Steve sat down on the end of the bed. ‘It’s OK, Max, these things happen.’
‘What?’ I turned to Steve incredulously.
‘T
eenagers get pregnant. It happens.’
‘No,’ I said coldly. ‘It doesn’t just happen.’ I turned to Max. ‘Who did you have sex with?’
Steve looked over at Max.
‘I don’t want to talk about it,’ Max muttered quickly.
Before I could say anything, Steve nodded. ‘OK, we’re in at three with Dr Verma. Change your clothes and let’s all get something to eat before we go.’
I stood up and headed for the door. I wanted to ask him more questions, but more than anything I wanted to get out of Max’s bedroom. I couldn’t get out of there quick enough.
‘Max?’ I heard Steve say. ‘Do you want to come down for lunch? Can I bring you some toast?’

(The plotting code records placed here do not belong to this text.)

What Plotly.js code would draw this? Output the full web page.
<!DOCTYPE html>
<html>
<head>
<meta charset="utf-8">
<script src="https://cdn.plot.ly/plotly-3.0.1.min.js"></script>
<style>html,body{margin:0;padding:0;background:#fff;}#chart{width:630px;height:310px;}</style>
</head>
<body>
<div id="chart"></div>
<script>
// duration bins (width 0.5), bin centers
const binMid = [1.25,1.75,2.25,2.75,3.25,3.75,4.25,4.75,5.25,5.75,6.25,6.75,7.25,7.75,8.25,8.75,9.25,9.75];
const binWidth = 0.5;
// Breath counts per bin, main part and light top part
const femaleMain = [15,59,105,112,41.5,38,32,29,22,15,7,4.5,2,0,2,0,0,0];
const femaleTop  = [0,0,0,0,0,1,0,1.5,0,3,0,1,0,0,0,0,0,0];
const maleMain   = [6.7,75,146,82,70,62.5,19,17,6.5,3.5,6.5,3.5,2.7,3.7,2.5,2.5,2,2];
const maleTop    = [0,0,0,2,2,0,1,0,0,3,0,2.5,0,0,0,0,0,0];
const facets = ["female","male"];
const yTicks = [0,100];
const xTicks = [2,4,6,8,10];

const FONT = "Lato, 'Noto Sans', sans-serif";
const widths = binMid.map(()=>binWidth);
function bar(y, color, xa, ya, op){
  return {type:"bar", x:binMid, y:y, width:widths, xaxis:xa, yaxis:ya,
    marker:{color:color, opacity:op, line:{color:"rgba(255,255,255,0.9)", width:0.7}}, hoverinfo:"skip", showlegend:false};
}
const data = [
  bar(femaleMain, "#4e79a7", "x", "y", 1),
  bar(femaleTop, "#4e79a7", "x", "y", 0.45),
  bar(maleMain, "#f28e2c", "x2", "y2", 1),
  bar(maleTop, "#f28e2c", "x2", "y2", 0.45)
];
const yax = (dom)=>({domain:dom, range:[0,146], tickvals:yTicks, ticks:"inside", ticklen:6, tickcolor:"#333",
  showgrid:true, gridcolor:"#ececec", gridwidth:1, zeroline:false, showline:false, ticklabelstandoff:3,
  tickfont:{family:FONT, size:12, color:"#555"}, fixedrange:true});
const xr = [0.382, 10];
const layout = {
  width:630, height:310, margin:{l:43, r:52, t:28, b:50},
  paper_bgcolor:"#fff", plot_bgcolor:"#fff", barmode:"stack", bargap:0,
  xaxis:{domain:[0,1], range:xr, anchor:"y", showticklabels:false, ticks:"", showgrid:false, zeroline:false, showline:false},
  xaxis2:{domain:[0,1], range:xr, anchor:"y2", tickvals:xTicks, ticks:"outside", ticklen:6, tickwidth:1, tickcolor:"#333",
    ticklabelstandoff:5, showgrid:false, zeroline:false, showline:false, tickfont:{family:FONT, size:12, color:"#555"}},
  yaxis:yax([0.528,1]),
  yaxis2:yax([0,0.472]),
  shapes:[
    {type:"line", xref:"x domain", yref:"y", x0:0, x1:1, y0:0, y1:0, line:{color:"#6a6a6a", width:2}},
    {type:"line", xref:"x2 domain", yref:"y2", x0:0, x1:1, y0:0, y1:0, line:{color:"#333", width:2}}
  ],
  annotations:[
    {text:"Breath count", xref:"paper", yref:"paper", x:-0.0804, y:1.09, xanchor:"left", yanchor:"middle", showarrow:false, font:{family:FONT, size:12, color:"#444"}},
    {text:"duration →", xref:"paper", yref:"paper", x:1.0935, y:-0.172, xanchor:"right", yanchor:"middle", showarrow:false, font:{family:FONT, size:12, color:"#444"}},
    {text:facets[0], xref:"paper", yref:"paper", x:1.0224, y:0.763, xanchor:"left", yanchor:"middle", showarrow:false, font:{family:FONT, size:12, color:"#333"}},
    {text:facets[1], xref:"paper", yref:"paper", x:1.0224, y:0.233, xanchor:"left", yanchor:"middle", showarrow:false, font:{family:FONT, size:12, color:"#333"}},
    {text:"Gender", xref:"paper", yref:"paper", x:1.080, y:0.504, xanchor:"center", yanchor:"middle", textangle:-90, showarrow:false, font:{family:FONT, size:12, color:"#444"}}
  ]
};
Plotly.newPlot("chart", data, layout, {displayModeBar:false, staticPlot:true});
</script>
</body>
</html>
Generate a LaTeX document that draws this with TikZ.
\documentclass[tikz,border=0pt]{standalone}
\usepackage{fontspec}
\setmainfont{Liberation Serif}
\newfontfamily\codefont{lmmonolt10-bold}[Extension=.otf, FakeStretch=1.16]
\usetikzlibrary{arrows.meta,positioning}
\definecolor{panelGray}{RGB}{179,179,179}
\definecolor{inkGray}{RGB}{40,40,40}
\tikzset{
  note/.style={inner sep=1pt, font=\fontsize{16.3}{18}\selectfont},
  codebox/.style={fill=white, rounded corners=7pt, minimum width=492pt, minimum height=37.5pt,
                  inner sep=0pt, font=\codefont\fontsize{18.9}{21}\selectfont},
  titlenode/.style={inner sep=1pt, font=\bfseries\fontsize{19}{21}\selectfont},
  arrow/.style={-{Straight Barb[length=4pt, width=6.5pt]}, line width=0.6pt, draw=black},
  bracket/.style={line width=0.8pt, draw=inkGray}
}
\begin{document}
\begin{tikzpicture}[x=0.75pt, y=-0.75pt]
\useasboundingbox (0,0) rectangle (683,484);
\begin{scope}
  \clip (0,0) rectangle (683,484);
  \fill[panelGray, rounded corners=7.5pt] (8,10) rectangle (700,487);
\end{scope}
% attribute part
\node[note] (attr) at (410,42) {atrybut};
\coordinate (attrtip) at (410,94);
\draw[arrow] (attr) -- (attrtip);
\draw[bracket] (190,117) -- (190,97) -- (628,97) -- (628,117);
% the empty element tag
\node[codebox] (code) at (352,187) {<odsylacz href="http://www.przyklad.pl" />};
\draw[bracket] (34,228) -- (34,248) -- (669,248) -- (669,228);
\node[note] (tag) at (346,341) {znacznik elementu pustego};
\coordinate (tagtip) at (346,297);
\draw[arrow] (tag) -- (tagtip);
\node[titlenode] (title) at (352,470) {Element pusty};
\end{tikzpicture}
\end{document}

I shut the door behind me.
Steve sent the intern and Lawrence home, and we had a quiet conversation in the living room, about the campaign, about privacy, about what we would do if this got out to the press, if the situation somehow became worse.

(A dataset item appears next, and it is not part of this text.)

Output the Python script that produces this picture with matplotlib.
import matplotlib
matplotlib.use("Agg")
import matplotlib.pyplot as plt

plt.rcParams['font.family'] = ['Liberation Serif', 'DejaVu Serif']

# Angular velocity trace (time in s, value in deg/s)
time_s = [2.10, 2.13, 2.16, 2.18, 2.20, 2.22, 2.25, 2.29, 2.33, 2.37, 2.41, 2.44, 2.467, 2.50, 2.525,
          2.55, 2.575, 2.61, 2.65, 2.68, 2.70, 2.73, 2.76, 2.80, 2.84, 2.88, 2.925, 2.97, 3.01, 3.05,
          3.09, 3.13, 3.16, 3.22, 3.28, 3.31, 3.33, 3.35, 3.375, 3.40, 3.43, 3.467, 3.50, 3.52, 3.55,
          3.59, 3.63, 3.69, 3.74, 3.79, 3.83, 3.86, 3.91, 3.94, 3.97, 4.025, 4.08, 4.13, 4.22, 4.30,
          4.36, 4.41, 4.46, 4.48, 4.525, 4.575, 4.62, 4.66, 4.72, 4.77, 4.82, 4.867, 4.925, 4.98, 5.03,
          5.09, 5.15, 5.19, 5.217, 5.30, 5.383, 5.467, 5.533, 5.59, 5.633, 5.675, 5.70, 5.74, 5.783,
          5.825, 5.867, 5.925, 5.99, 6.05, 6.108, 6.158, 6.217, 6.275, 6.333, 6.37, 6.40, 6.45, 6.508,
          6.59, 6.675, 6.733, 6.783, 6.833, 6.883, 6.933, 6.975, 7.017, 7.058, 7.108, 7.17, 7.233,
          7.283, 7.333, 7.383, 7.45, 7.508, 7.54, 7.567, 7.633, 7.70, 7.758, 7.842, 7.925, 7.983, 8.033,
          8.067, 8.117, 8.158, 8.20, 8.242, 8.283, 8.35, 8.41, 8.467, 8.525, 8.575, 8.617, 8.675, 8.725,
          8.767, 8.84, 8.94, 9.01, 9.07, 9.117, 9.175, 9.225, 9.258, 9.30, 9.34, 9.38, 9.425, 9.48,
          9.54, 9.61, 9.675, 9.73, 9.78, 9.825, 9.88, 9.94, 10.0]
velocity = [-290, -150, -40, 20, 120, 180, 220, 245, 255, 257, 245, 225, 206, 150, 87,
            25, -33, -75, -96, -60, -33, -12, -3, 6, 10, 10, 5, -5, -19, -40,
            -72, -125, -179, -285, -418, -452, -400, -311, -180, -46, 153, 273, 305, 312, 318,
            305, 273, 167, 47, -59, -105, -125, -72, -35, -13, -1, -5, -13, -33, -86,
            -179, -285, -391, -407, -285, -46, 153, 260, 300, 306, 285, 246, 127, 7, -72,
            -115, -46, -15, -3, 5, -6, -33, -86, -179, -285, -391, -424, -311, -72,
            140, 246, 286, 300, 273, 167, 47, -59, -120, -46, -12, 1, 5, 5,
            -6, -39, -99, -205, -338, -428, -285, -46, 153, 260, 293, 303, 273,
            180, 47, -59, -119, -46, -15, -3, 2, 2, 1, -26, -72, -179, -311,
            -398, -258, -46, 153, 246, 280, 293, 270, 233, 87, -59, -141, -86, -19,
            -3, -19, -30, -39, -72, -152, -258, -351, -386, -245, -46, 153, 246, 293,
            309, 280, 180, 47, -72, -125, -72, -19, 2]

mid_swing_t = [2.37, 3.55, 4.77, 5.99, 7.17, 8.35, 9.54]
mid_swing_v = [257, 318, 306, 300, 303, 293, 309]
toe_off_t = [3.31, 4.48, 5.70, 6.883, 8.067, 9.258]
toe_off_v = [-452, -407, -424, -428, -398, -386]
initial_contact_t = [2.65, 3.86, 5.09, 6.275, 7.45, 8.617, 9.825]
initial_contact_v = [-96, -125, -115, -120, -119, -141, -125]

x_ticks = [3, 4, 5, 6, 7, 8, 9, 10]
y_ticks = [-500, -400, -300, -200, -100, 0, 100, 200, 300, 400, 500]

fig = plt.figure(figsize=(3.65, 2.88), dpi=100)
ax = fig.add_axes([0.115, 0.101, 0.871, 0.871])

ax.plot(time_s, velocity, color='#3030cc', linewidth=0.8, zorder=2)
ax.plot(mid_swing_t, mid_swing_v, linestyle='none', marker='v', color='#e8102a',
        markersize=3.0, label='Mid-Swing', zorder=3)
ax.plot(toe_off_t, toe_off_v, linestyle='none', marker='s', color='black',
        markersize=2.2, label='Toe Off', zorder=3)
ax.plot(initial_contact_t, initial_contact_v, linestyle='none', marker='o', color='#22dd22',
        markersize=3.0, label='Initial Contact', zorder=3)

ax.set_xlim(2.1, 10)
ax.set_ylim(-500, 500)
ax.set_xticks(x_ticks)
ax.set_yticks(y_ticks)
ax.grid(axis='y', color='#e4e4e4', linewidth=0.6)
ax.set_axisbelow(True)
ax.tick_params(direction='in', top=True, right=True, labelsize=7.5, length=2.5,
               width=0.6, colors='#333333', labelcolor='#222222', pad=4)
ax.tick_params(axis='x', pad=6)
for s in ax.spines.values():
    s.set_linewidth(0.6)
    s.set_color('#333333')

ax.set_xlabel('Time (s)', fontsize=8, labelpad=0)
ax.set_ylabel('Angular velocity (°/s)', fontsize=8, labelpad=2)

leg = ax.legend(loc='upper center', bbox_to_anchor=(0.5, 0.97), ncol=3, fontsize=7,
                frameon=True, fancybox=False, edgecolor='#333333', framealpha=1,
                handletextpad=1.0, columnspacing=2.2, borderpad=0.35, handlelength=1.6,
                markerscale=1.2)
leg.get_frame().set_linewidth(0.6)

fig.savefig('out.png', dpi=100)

‘Do you think I should tell Lawrence about Max?’ asked Steve.
‘No!’ I whispered. ‘Why?’
‘Crisis management, keeping it contained if it does come out?’
We sat in silence for a minute or so.
‘How the fuck can you think of it like that?’
Steve looked up at me from his tea, surprised. I could feel myself shaking with anger.
‘Like what?’
‘He’s our baby. We have to protect him, no matter what,’ I hissed.
‘Karen, he’s an adult. He’s not going to live the rest of his life under our protection. He’s going to go out in the world, and he’ll have to learn to not only live with this and be happy, but to cope if somehow people found out about him, if it became an issue. Avoiding discussing this with him now will only make things worse. I’m passionate about the campaign, about better government. We can’t change who we are because of Max. It will only make him feel more different.’
‘So we just let him make these mistakes, deal with the scrutiny of a public political campaign? We made his bed, now he has to lie in it?’